Laumape's defection of the New Zealand game brings an end to a thrilling six years, particularly in the Hurricanes midfield, where he made a name as one of the game's fiercest ball-runners, complete with a deadly shoulder to drop into doomed defenders.
2017 marked his powerful crash onto the Super Rugby scene with a tournament-high 15 tries for the Wellington franchise, helping earn an All Blacks debut in the second British and Irish Lions test at the Cake Tin – a performance that caught the eye.
Laumape emulated his power-running best in the three-point loss to the Lions, but a costly error at the end of the game – that handed the visitors their opportunity to kick the match-winning penalty – was a perfect indicator of his frustrating inconsistency to come in the test game.
There's no denying Laumape's talent, flashes of which have crept into his 15 All Blacks appearances, but he's never been able to back them up on a continual basis to warrant ongoing selection in a matchday 23.
Such a reality was arguably its most devastating for Laumape when he was left out of the 2019 World Cup squad despite having one of his better Hurricanes campaigns. Coach Sir Steve Hansen elected for Jack Goodhue, Anton Lienert-Brown, and the more experienced Sonny Bill Williams and Ryan Crotty in the midfield.
Factoring in his age – a point in the lives of explosive backs where their production is either maintained or begins to drop off - what suggests Laumape's due for a second coming?
The same concerns over his playing future though cannot be replicated in the European playing market. Even if his production drops, Laumape's about to enter a continent where those who have walked before him, with less talent at their disposal, have blossomed.

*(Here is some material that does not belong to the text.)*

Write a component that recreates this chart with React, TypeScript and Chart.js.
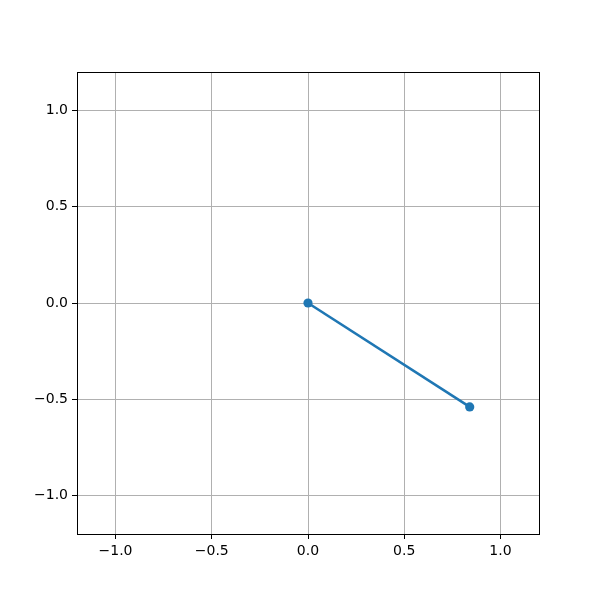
import React, { useEffect, useRef } from "react";
import { Chart, registerables } from "chart.js";

Chart.register(...registerables);

const xValues = [0, 0.84];
const yValues = [0, -0.54];
const tickValues = [-1.0, -0.5, 0.0, 0.5, 1.0];
const axisMin = -1.2;
const axisMax = 1.2;

const fmt = (v: number) => v.toFixed(1).replace("-", "\u2212");

const framePlugin = {
  id: "frame",
  afterDatasetsDraw(chart: any) {
    const { ctx, chartArea } = chart;
    ctx.save();
    ctx.strokeStyle = "#000";
    ctx.lineWidth = 1;
    ctx.strokeRect(
      Math.round(chartArea.left) + 0.5,
      Math.round(chartArea.top) + 0.5,
      Math.round(chartArea.right - chartArea.left),
      Math.round(chartArea.bottom - chartArea.top)
    );
    ctx.restore();
  },
};

export default function App() {
  const ref = useRef<HTMLCanvasElement>(null);
  useEffect(() => {
    if (!ref.current) return;
    const points = xValues.map((x, i) => ({ x, y: yValues[i] }));
    const font = { family: "DejaVu Sans", size: 14 };
    const scaleCommon = (axis: "x" | "y") => ({
      type: "linear" as const,
      min: axisMin,
      max: axisMax,
      afterBuildTicks: (s: any) => {
        s.ticks = tickValues.map((v) => ({ value: v }));
      },
      afterFit: (s: any) => {
        if (axis === "y") s.width = 77;
        else s.height = 66;
      },
      ticks: {
        color: "#000",
        font,
        padding: 4,
        callback: (v: any) => fmt(Number(v)),
      },
      grid: {
        color: "#b0b0b0",
        lineWidth: 1,
        tickColor: "#000",
        tickLength: 5,
        drawTicks: true,
      },
      border: { display: false },
    });
    const chart = new Chart(ref.current, {
      type: "scatter",
      data: {
        datasets: [
          {
            data: points,
            showLine: true,
            borderColor: "#1f77b4",
            backgroundColor: "#1f77b4",
            borderWidth: 2.6,
            pointRadius: 4.6,
            pointBorderWidth: 0,
          },
        ],
      },
      options: {
        animation: false,
        responsive: false,
        layout: { padding: { left: 0, top: 72, right: 61, bottom: 0 } },
        plugins: { legend: { display: false }, tooltip: { enabled: false } },
        scales: { x: scaleCommon("x"), y: scaleCommon("y") },
      },
      plugins: [framePlugin],
    });
    return () => chart.destroy();
  }, []);
  return (
    <div style={{ position: "absolute", left: 0, top: 0, width: 600, height: 600, background: "#fff" }}>
      <canvas ref={ref} width={600} height={600} style={{ width: 600, height: 600 }} />
    </div>
  );
}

The likes of Bundee Aki, Willi Heinz, Sean Maitland and Gareth Anscombe left a rigorous competition down under and entered one with a lower standard of quality. All four made their way into the Irish, English, Scottish and Welsh national sides, and the British and Irish Lions for Aki and Maitland.
Laumape's commitment over the last four years to the All Blacks means he won't be about to enter the race for a spot in a European national side, but the success of New Zealand rugby rejects in the northern hemisphere shows how promising a future he has.
Yesterday, the Herald revealed the money disparity Laumape was offered in France compared to New Zealand. A bidding war between Stade Francais and fellow French club Toulon saw Laumape's annual salary increase mightily to seven figures, which is believed to be $400,000 more than what NZ Rugby could offer. That equates to a difference of $1.2 million for the next three years.
While it's likely finances weren't the only deciding factor in his scribbling on the dotted French line, it's highly plausible Laumape was underwhelmed by NZR's offer. Who can blame him?
A player's pay signifies two things in the sporting world. Firstly, how much that franchise or body values the player. Secondly, it's a marker for how successful the player has been. The hefty pay packet Laumape's about to incur acts as a reward for his hard work in the New Zealand game, with a rich overseas club stepping up to foot the reward.
More often than not money talks and in this case, it screamed loud enough for Laumape to turn his head.